Figure scripts
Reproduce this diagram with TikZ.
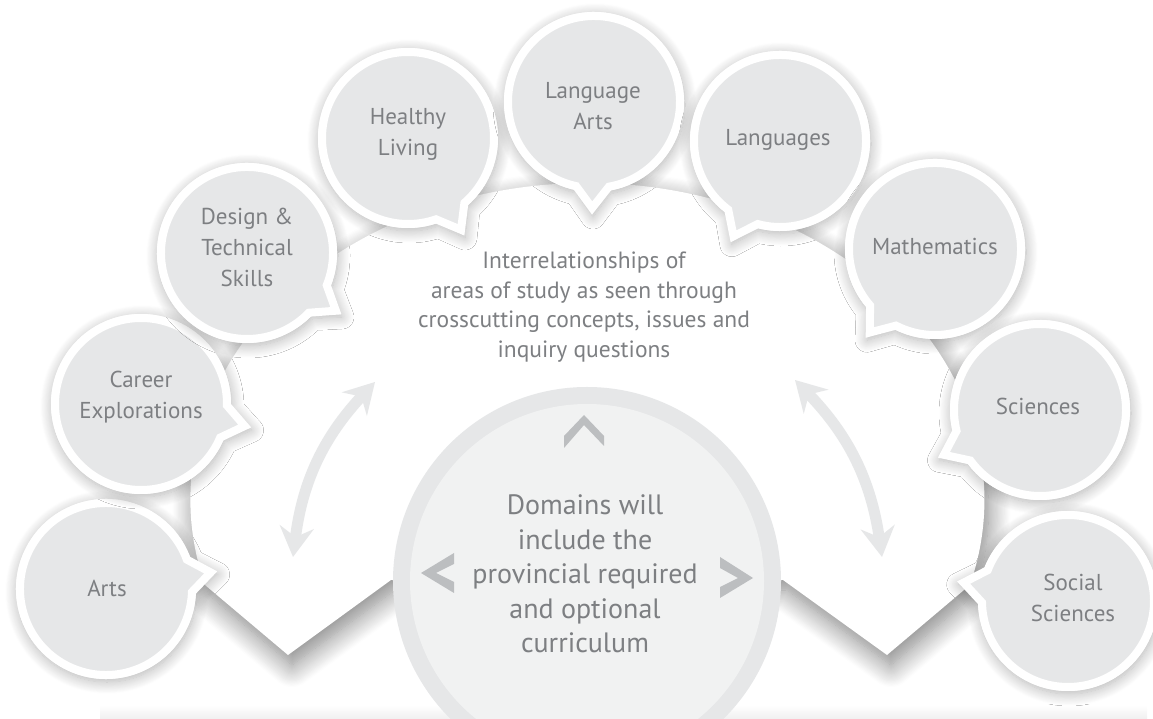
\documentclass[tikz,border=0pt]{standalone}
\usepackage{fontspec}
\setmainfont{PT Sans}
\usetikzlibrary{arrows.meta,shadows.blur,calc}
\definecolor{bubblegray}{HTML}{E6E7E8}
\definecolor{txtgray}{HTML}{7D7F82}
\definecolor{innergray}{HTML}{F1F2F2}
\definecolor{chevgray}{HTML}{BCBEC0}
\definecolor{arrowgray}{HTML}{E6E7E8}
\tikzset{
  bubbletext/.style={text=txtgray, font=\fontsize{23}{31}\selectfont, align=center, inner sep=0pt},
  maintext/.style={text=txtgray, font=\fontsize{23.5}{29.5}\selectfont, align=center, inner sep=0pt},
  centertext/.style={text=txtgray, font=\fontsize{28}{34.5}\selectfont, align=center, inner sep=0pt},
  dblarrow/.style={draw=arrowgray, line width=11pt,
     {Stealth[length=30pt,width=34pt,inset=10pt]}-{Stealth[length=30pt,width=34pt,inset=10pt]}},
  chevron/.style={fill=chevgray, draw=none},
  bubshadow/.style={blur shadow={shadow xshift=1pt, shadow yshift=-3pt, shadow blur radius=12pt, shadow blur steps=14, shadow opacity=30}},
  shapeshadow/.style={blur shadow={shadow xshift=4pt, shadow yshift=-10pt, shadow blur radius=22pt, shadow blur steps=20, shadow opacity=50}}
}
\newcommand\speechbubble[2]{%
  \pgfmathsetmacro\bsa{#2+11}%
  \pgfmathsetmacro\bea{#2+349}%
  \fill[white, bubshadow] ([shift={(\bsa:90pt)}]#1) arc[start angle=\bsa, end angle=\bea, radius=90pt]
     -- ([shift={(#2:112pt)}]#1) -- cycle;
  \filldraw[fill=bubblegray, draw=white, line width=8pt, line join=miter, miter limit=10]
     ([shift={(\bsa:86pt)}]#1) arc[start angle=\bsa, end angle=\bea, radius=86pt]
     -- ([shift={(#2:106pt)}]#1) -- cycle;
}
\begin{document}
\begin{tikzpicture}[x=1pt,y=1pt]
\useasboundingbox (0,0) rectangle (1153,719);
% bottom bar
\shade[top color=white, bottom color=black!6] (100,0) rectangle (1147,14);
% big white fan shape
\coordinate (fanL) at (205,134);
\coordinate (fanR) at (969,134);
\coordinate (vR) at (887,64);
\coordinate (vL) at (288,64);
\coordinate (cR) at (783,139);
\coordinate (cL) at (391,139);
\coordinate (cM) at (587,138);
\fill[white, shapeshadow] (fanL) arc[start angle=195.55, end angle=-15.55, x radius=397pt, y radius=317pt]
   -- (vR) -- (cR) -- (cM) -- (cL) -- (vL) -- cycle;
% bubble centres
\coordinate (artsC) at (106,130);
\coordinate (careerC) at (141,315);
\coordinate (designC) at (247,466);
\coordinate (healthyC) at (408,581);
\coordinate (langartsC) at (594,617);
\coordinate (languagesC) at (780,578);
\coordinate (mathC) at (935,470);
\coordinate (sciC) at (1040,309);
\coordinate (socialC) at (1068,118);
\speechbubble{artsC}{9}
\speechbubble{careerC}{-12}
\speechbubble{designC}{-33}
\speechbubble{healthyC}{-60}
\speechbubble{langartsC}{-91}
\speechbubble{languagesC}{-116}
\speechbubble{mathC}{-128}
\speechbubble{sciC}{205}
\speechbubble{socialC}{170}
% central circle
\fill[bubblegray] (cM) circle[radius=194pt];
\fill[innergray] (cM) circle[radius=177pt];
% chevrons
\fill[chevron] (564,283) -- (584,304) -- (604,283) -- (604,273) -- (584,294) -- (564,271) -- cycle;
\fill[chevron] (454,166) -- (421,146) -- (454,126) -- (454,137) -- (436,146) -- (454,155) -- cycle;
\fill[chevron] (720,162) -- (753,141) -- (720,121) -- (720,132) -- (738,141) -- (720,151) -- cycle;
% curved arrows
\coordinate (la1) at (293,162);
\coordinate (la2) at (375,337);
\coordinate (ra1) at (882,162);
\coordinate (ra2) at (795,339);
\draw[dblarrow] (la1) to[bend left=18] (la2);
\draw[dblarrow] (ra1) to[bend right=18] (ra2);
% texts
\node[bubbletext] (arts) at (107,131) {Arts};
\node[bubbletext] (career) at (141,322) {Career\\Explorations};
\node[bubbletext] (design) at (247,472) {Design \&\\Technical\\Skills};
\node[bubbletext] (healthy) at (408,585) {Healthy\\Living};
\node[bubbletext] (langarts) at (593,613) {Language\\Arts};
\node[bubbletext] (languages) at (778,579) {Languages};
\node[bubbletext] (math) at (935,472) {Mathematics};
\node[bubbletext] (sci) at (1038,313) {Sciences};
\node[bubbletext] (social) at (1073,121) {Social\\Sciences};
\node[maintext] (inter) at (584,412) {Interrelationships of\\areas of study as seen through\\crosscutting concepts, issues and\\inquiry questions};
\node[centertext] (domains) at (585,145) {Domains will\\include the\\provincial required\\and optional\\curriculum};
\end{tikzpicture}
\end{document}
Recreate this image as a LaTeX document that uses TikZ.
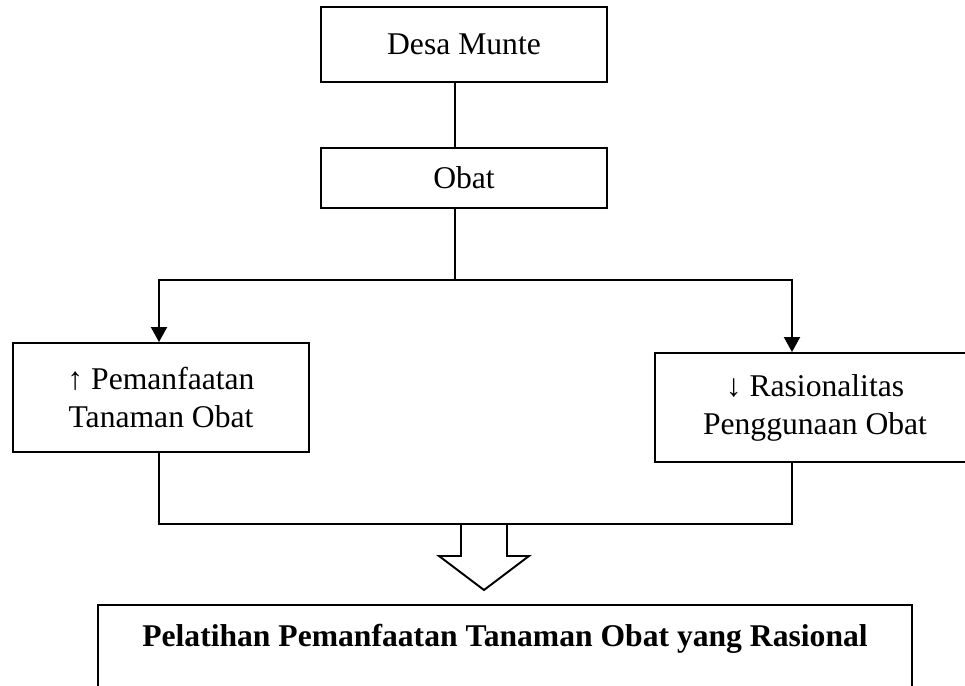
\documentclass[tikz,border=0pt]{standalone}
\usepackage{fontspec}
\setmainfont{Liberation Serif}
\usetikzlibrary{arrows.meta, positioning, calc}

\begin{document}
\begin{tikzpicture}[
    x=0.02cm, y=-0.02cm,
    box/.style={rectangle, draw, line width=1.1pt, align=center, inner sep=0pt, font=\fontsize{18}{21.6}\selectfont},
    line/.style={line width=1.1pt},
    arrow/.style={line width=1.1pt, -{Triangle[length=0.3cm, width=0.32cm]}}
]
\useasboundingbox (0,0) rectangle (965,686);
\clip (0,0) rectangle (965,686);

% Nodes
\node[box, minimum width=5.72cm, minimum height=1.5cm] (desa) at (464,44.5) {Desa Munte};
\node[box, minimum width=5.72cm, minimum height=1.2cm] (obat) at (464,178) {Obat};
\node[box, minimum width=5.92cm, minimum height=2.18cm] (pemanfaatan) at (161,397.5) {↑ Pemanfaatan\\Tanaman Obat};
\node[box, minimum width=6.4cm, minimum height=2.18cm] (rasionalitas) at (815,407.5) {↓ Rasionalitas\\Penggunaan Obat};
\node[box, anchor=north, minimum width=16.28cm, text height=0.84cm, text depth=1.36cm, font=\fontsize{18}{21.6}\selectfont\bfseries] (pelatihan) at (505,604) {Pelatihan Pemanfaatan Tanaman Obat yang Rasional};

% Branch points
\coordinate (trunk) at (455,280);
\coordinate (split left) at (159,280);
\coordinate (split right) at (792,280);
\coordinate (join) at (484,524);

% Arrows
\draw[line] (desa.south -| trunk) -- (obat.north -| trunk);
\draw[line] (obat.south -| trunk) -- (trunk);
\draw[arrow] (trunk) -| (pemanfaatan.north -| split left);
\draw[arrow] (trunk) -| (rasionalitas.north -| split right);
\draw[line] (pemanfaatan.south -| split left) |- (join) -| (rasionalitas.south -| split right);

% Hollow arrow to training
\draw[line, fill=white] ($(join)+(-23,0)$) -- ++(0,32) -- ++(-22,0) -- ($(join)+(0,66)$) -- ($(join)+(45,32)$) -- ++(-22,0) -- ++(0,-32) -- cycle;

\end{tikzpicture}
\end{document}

● SHORT TASK:
Leave the pictures out, and print every line of the listing exactly as written.

● EXERCISE ANSWER:
Reproduce this diagram with TikZ.
\documentclass[tikz,border=0pt]{standalone}
\usepackage{fontspec}
\setmainfont{PT Sans}
\usetikzlibrary{arrows.meta,shadows.blur,calc}
\definecolor{bubblegray}{HTML}{E6E7E8}
\definecolor{txtgray}{HTML}{7D7F82}
\definecolor{innergray}{HTML}{F1F2F2}
\definecolor{chevgray}{HTML}{BCBEC0}
\definecolor{arrowgray}{HTML}{E6E7E8}
\tikzset{
  bubbletext/.style={text=txtgray, font=\fontsize{23}{31}\selectfont, align=center, inner sep=0pt},
  maintext/.style={text=txtgray, font=\fontsize{23.5}{29.5}\selectfont, align=center, inner sep=0pt},
  centertext/.style={text=txtgray, font=\fontsize{28}{34.5}\selectfont, align=center, inner sep=0pt},
  dblarrow/.style={draw=arrowgray, line width=11pt,
     {Stealth[length=30pt,width=34pt,inset=10pt]}-{Stealth[length=30pt,width=34pt,inset=10pt]}},
  chevron/.style={fill=chevgray, draw=none},
  bubshadow/.style={blur shadow={shadow xshift=1pt, shadow yshift=-3pt, shadow blur radius=12pt, shadow blur steps=14, shadow opacity=30}},
  shapeshadow/.style={blur shadow={shadow xshift=4pt, shadow yshift=-10pt, shadow blur radius=22pt, shadow blur steps=20, shadow opacity=50}}
}
\newcommand\speechbubble[2]{%
  \pgfmathsetmacro\bsa{#2+11}%
  \pgfmathsetmacro\bea{#2+349}%
  \fill[white, bubshadow] ([shift={(\bsa:90pt)}]#1) arc[start angle=\bsa, end angle=\bea, radius=90pt]
     -- ([shift={(#2:112pt)}]#1) -- cycle;
  \filldraw[fill=bubblegray, draw=white, line width=8pt, line join=miter, miter limit=10]
     ([shift={(\bsa:86pt)}]#1) arc[start angle=\bsa, end angle=\bea, radius=86pt]
     -- ([shift={(#2:106pt)}]#1) -- cycle;
}
\begin{document}
\begin{tikzpicture}[x=1pt,y=1pt]
\useasboundingbox (0,0) rectangle (1153,719);
% bottom bar
\shade[top color=white, bottom color=black!6] (100,0) rectangle (1147,14);
% big white fan shape
\coordinate (fanL) at (205,134);
\coordinate (fanR) at (969,134);
\coordinate (vR) at (887,64);
\coordinate (vL) at (288,64);
\coordinate (cR) at (783,139);
\coordinate (cL) at (391,139);
\coordinate (cM) at (587,138);
\fill[white, shapeshadow] (fanL) arc[start angle=195.55, end angle=-15.55, x radius=397pt, y radius=317pt]
   -- (vR) -- (cR) -- (cM) -- (cL) -- (vL) -- cycle;
% bubble centres
\coordinate (artsC) at (106,130);
\coordinate (careerC) at (141,315);
\coordinate (designC) at (247,466);
\coordinate (healthyC) at (408,581);
\coordinate (langartsC) at (594,617);
\coordinate (languagesC) at (780,578);
\coordinate (mathC) at (935,470);
\coordinate (sciC) at (1040,309);
\coordinate (socialC) at (1068,118);
\speechbubble{artsC}{9}
\speechbubble{careerC}{-12}
\speechbubble{designC}{-33}
\speechbubble{healthyC}{-60}
\speechbubble{langartsC}{-91}
\speechbubble{languagesC}{-116}
\speechbubble{mathC}{-128}
\speechbubble{sciC}{205}
\speechbubble{socialC}{170}
% central circle
\fill[bubblegray] (cM) circle[radius=194pt];
\fill[innergray] (cM) circle[radius=177pt];
% chevrons
\fill[chevron] (564,283) -- (584,304) -- (604,283) -- (604,273) -- (584,294) -- (564,271) -- cycle;
\fill[chevron] (454,166) -- (421,146) -- (454,126) -- (454,137) -- (436,146) -- (454,155) -- cycle;
\fill[chevron] (720,162) -- (753,141) -- (720,121) -- (720,132) -- (738,141) -- (720,151) -- cycle;
% curved arrows
\coordinate (la1) at (293,162);
\coordinate (la2) at (375,337);
\coordinate (ra1) at (882,162);
\coordinate (ra2) at (795,339);
\draw[dblarrow] (la1) to[bend left=18] (la2);
\draw[dblarrow] (ra1) to[bend right=18] (ra2);
% texts
\node[bubbletext] (arts) at (107,131) {Arts};
\node[bubbletext] (career) at (141,322) {Career\\Explorations};
\node[bubbletext] (design) at (247,472) {Design \&\\Technical\\Skills};
\node[bubbletext] (healthy) at (408,585) {Healthy\\Living};
\node[bubbletext] (langarts) at (593,613) {Language\\Arts};
\node[bubbletext] (languages) at (778,579) {Languages};
\node[bubbletext] (math) at (935,472) {Mathematics};
\node[bubbletext] (sci) at (1038,313) {Sciences};
\node[bubbletext] (social) at (1073,121) {Social\\Sciences};
\node[maintext] (inter) at (584,412) {Interrelationships of\\areas of study as seen through\\crosscutting concepts, issues and\\inquiry questions};
\node[centertext] (domains) at (585,145) {Domains will\\include the\\provincial required\\and optional\\curriculum};
\end{tikzpicture}
\end{document}
Recreate this image as a LaTeX document that uses TikZ.
\documentclass[tikz,border=0pt]{standalone}
\usepackage{fontspec}
\setmainfont{Liberation Serif}
\usetikzlibrary{arrows.meta, positioning, calc}

\begin{document}
\begin{tikzpicture}[
    x=0.02cm, y=-0.02cm,
    box/.style={rectangle, draw, line width=1.1pt, align=center, inner sep=0pt, font=\fontsize{18}{21.6}\selectfont},
    line/.style={line width=1.1pt},
    arrow/.style={line width=1.1pt, -{Triangle[length=0.3cm, width=0.32cm]}}
]
\useasboundingbox (0,0) rectangle (965,686);
\clip (0,0) rectangle (965,686);

% Nodes
\node[box, minimum width=5.72cm, minimum height=1.5cm] (desa) at (464,44.5) {Desa Munte};
\node[box, minimum width=5.72cm, minimum height=1.2cm] (obat) at (464,178) {Obat};
\node[box, minimum width=5.92cm, minimum height=2.18cm] (pemanfaatan) at (161,397.5) {↑ Pemanfaatan\\Tanaman Obat};
\node[box, minimum width=6.4cm, minimum height=2.18cm] (rasionalitas) at (815,407.5) {↓ Rasionalitas\\Penggunaan Obat};
\node[box, anchor=north, minimum width=16.28cm, text height=0.84cm, text depth=1.36cm, font=\fontsize{18}{21.6}\selectfont\bfseries] (pelatihan) at (505,604) {Pelatihan Pemanfaatan Tanaman Obat yang Rasional};

% Branch points
\coordinate (trunk) at (455,280);
\coordinate (split left) at (159,280);
\coordinate (split right) at (792,280);
\coordinate (join) at (484,524);

% Arrows
\draw[line] (desa.south -| trunk) -- (obat.north -| trunk);
\draw[line] (obat.south -| trunk) -- (trunk);
\draw[arrow] (trunk) -| (pemanfaatan.north -| split left);
\draw[arrow] (trunk) -| (rasionalitas.north -| split right);
\draw[line] (pemanfaatan.south -| split left) |- (join) -| (rasionalitas.south -| split right);

% Hollow arrow to training
\draw[line, fill=white] ($(join)+(-23,0)$) -- ++(0,32) -- ++(-22,0) -- ($(join)+(0,66)$) -- ($(join)+(45,32)$) -- ++(-22,0) -- ++(0,-32) -- cycle;

\end{tikzpicture}
\end{document}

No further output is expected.